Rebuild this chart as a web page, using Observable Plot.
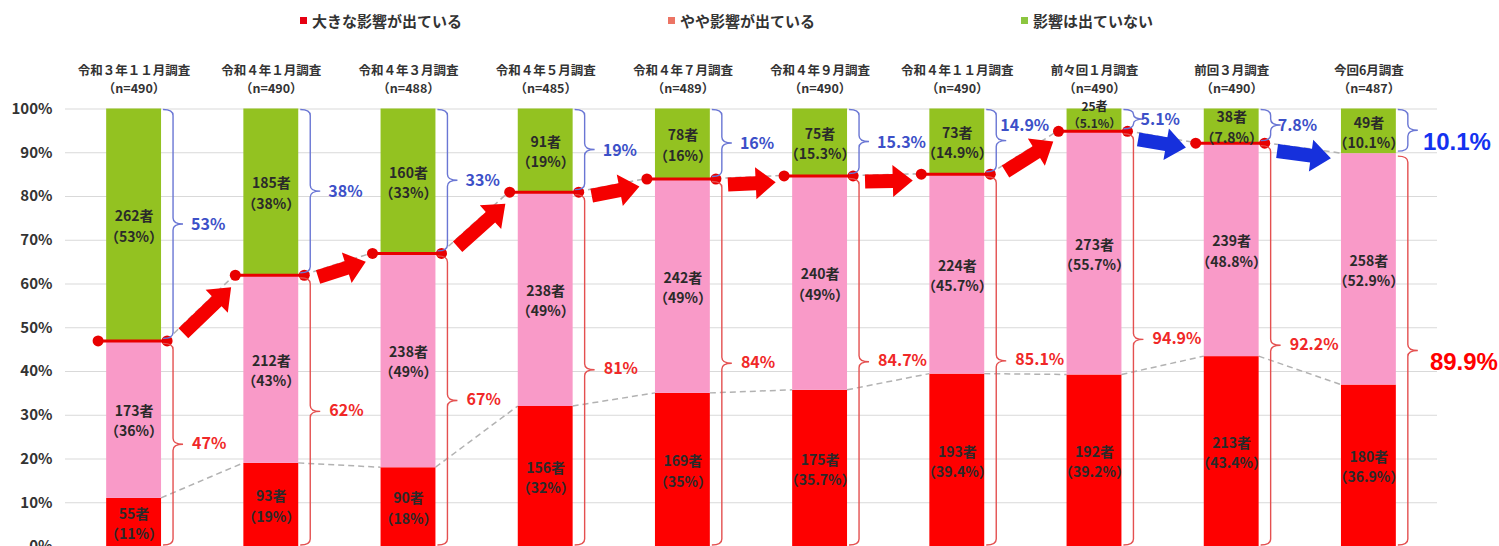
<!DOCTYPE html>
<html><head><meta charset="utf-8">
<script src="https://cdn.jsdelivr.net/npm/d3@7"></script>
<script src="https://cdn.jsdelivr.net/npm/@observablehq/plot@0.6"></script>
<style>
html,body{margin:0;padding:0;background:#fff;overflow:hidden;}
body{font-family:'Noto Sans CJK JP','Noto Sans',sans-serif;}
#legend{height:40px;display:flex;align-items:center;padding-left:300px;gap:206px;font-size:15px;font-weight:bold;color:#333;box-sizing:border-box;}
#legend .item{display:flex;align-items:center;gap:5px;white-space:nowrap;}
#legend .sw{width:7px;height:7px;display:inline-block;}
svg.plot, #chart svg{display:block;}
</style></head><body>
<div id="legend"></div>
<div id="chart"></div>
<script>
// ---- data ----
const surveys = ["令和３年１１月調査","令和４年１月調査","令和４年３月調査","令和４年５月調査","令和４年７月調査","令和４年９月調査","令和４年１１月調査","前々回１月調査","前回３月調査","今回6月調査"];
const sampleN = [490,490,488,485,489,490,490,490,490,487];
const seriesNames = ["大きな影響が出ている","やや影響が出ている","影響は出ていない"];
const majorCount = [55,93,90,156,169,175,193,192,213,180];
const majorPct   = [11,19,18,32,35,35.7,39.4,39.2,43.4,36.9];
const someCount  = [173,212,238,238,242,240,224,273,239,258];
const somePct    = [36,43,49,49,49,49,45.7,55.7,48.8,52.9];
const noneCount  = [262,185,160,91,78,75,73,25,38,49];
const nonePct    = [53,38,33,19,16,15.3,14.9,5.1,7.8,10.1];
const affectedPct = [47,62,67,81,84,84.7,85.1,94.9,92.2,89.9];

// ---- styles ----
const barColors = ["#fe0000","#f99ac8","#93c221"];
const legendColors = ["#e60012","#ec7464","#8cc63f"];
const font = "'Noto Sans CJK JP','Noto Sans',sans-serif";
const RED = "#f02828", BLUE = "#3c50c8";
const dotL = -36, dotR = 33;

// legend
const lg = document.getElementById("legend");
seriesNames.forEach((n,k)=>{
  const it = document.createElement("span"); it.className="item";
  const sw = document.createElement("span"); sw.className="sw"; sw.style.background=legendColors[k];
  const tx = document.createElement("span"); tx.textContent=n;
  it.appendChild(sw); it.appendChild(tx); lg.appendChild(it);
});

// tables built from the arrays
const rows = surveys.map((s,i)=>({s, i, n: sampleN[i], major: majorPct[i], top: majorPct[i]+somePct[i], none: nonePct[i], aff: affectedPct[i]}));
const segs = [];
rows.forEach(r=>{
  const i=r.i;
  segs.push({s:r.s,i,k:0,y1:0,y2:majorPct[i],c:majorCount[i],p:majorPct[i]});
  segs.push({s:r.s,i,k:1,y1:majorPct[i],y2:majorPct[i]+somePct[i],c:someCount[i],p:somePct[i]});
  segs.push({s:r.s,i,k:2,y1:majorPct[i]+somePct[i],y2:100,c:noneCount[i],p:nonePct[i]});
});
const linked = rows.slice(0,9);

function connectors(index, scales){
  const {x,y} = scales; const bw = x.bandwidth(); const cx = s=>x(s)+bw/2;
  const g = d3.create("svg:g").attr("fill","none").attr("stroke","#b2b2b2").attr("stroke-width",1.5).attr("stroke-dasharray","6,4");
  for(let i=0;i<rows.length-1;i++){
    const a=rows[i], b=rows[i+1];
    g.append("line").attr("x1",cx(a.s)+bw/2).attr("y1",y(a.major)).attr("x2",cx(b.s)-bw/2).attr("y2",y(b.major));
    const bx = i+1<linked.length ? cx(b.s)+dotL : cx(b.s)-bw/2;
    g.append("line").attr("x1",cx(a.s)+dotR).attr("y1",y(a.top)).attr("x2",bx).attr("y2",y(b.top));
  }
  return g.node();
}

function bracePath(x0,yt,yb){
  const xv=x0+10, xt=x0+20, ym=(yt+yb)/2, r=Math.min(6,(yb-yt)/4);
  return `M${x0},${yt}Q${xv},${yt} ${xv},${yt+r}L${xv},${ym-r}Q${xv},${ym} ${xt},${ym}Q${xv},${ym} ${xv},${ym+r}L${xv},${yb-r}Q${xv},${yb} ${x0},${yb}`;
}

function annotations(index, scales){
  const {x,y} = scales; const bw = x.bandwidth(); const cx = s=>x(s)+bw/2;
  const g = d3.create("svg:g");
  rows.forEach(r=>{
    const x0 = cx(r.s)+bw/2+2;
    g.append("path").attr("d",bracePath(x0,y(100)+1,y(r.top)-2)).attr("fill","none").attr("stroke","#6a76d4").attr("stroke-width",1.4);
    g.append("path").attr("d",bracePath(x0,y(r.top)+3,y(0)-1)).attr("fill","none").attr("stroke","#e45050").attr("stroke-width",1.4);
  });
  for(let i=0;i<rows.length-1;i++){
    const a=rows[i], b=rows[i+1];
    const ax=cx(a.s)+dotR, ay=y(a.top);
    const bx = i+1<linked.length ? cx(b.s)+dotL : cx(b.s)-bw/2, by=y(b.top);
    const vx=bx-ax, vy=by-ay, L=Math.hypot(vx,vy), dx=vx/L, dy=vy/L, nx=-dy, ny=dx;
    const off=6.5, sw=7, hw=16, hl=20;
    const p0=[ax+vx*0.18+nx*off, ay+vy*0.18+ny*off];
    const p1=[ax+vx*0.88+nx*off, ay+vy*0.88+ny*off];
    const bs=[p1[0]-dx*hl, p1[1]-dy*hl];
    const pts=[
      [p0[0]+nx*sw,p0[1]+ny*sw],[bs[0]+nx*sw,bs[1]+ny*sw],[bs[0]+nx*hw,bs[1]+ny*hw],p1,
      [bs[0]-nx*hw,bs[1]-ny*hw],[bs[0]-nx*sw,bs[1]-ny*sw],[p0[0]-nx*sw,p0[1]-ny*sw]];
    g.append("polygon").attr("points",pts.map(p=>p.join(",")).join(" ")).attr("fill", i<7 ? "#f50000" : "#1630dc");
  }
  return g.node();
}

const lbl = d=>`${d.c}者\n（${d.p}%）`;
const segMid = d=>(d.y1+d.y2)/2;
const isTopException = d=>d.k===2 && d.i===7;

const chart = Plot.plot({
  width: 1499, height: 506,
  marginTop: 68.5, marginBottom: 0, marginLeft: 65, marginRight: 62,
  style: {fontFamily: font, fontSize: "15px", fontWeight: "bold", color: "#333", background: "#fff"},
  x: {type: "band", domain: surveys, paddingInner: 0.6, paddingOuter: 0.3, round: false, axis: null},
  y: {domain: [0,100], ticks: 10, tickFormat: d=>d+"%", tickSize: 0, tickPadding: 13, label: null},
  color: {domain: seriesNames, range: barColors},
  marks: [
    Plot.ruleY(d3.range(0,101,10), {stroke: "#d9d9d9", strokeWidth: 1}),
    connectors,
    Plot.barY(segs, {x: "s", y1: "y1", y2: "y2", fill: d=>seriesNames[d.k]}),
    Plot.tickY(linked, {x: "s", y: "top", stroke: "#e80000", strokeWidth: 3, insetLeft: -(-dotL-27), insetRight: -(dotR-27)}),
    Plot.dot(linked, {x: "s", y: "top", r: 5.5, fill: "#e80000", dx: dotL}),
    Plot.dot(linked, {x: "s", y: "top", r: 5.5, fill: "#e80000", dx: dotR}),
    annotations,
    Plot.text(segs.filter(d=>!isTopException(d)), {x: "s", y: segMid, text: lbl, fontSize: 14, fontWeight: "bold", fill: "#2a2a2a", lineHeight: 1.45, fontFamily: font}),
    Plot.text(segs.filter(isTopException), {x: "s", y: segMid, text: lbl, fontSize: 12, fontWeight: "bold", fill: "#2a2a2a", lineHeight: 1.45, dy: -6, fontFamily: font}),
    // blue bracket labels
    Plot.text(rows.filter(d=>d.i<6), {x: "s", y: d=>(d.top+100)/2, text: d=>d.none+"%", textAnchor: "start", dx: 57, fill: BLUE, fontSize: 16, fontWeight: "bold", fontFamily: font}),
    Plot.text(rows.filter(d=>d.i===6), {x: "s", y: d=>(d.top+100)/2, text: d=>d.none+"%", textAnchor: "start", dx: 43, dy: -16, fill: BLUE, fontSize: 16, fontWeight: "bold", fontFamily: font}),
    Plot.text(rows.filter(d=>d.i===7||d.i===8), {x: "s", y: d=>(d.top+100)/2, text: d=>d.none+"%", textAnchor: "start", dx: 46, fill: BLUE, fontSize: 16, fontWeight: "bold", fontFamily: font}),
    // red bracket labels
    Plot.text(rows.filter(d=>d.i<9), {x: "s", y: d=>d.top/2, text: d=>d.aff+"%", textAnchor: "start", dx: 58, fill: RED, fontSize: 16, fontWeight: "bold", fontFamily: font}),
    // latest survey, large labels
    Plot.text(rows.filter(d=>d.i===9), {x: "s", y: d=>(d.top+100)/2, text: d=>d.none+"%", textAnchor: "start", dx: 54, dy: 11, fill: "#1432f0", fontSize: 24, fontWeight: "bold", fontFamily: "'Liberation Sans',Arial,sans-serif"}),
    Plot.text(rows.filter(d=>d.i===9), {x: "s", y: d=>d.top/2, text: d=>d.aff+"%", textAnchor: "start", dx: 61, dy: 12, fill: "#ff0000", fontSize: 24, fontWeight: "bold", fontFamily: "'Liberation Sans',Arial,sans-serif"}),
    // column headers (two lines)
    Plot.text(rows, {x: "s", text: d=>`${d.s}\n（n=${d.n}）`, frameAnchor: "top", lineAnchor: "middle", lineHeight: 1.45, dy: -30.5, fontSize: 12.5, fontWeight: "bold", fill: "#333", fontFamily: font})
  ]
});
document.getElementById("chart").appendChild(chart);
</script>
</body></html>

+++

Leave out any pictures and return exactly the lines from the beginning of the data through the line with "const affectedPct = [47,62,67,81,84,84.7,85.1,94.9,92.2,89.9];", inclusive.

Rebuild this chart as a web page, using Observable Plot.
<!DOCTYPE html>
<html><head><meta charset="utf-8">
<script src="https://cdn.jsdelivr.net/npm/d3@7"></script>
<script src="https://cdn.jsdelivr.net/npm/@observablehq/plot@0.6"></script>
<style>
html,body{margin:0;padding:0;background:#fff;overflow:hidden;}
body{font-family:'Noto Sans CJK JP','Noto Sans',sans-serif;}
#legend{height:40px;display:flex;align-items:center;padding-left:300px;gap:206px;font-size:15px;font-weight:bold;color:#333;box-sizing:border-box;}
#legend .item{display:flex;align-items:center;gap:5px;white-space:nowrap;}
#legend .sw{width:7px;height:7px;display:inline-block;}
svg.plot, #chart svg{display:block;}
</style></head><body>
<div id="legend"></div>
<div id="chart"></div>
<script>
// ---- data ----
const surveys = ["令和３年１１月調査","令和４年１月調査","令和４年３月調査","令和４年５月調査","令和４年７月調査","令和４年９月調査","令和４年１１月調査","前々回１月調査","前回３月調査","今回6月調査"];
const sampleN = [490,490,488,485,489,490,490,490,490,487];
const seriesNames = ["大きな影響が出ている","やや影響が出ている","影響は出ていない"];
const majorCount = [55,93,90,156,169,175,193,192,213,180];
const majorPct   = [11,19,18,32,35,35.7,39.4,39.2,43.4,36.9];
const someCount  = [173,212,238,238,242,240,224,273,239,258];
const somePct    = [36,43,49,49,49,49,45.7,55.7,48.8,52.9];
const noneCount  = [262,185,160,91,78,75,73,25,38,49];
const nonePct    = [53,38,33,19,16,15.3,14.9,5.1,7.8,10.1];
const affectedPct = [47,62,67,81,84,84.7,85.1,94.9,92.2,89.9];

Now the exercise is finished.